早いもので、来年2018年1月下旬に授賞式が催される「第60回グラミー賞」のノミネートが発表された。年末に向けて徐々に街中が慌ただしい空気感になってくる師走直前の、この時期に、来年の話題が出るもんだから、毎年言ってる気がするが、本当に早い・・・・・・
主要4部門のノミネートは次の通り。
●最優秀レコード賞
チャイルディッシュ・ガンビーノ「Redbone」
ルイス・フォンシ&ダディー・ヤンキーfeat.ジャスティン・ビーバー「Despacito」
ジェイ・Z「The Story Of O.J.」
ケンドリック・ラマー「HUMBLE.」
ブルーノ・マーズ「24K Magic」
●最優秀アルバム賞
チャイルディッシュ・ガンビーノ『Awaken, My Love!』
ジェイ・Z『4:44』
ケンドリック・ラマー『DAMN.』
ロード『Melodrama』
ブルーノ・マーズ『24K Magic』
●最優秀楽曲賞
ルイス・フォンシ&ダディー・ヤンキーfeat.ジャスティン・ビーバー「Despacito」
ジェイ・Z「4:44」
ジュリア・マイケルズ「Issues」
ロジック feat.アレッシア・カーラ&カリード「1-800-273-8255」
ブルーノ・マーズ「That’s What I Like」
●最優秀新人賞
アレッシア・カーラ
カリード
リル・ウージー・ヴァート
ジュリア・マイケルズ
SZA
まず驚くのは黒人アーティストの多さだ!
最多ノミネートはJAY-Zの8部門で、それをケンドリック・ラマーと、ブルーノ・マーズが追う形。
今年2017年の授賞式では最優秀アルバム賞がアデルに輝き、ビヨンセの『Lemonade』が受賞を逃したように、グラミーはオーソドックスなポップやロックが評価される偏向的な側面を持ち、ヒップホップ勢を中心にした黒人アーティストが、グラミーには不利である問題点が取り上げられ、フランク・オーシャン、ドレイク、カニエ・ウエスト、ジャスティン・ビーバーまでも、多くのアーティストがボイコットを表明していた。
実際に米国の若い世代は、ヒップホップやR&Bを好んで聴く傾向があるので、老人賞と揶揄されることもしばしば。
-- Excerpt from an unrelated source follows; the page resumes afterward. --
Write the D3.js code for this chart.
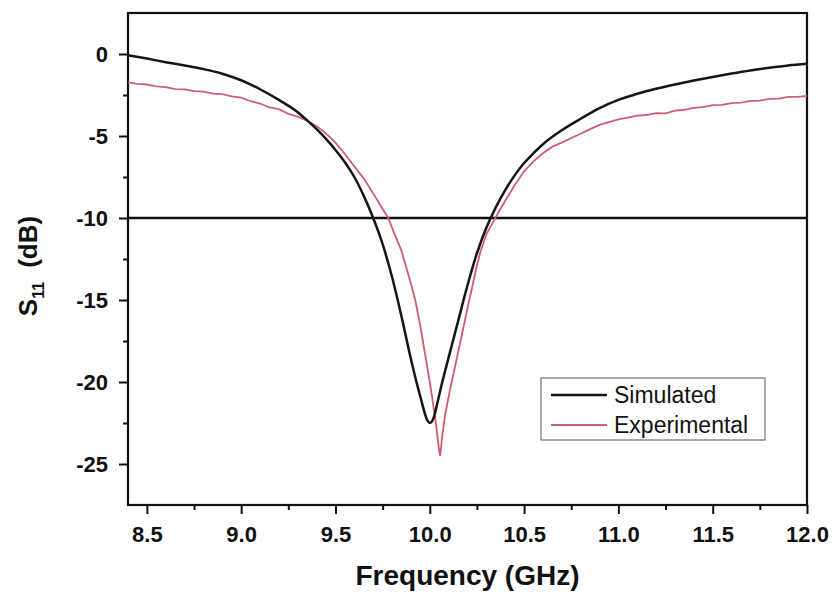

ここにきて、大きな変革が行われたのは、歴史的なトピックスである。
また、あれだけ商業的にも成功し、「デスパシート」と並んで2017年を代表する曲「シェイプ・オブ・ユー」をリリースしたにも関わらず、エド・シーランが全くソッポ向かれていることに米国中が驚いている。正直、私も驚いた(笑)こういうあからさまな偏向は、何となく、その権威が揺らぎ始めていることで、黒人音楽に媚びへつらっているだけなのかなとか思ったりもするが。
特に今年2017年に世界を席巻した「デスパシート」は最優秀楽曲とレコードにノミネート。同曲が受賞すると英語以外の楽曲による史上初の受賞となり(同曲に参加したジャスティン・ビーバーが歌えない宣言をして物議を醸し出した)、これも歴史的快挙になり要注目である。
是非とも、最優秀アルバムは、ケンドリック・ラマーの『DAMN.』に受賞してほしいところだが、唯一の白人女性であるロードの『Melodrama』も大傑作の呼び声高く、Rolling Stone誌など大手媒体が年間ベスト・アルバムに選出している。一方のケンドリックは、英国の主要3誌(英Q誌、Mojo誌、Uncut誌)がベストに選出している。順当にいけば、ケンドリックになるのだが、そこはグラミーである。壁は高い。仮に受賞したら、99年のローリン・ヒル、2008年のハービー・ハンコック(シンガーではないので除外してもいいと個人的には思ってる)以来の快挙だ。歴史は動くか? とにかく、このノミネーションを見て興奮を抑えられない。2018年1月28日(現地時間)が待ち遠しい!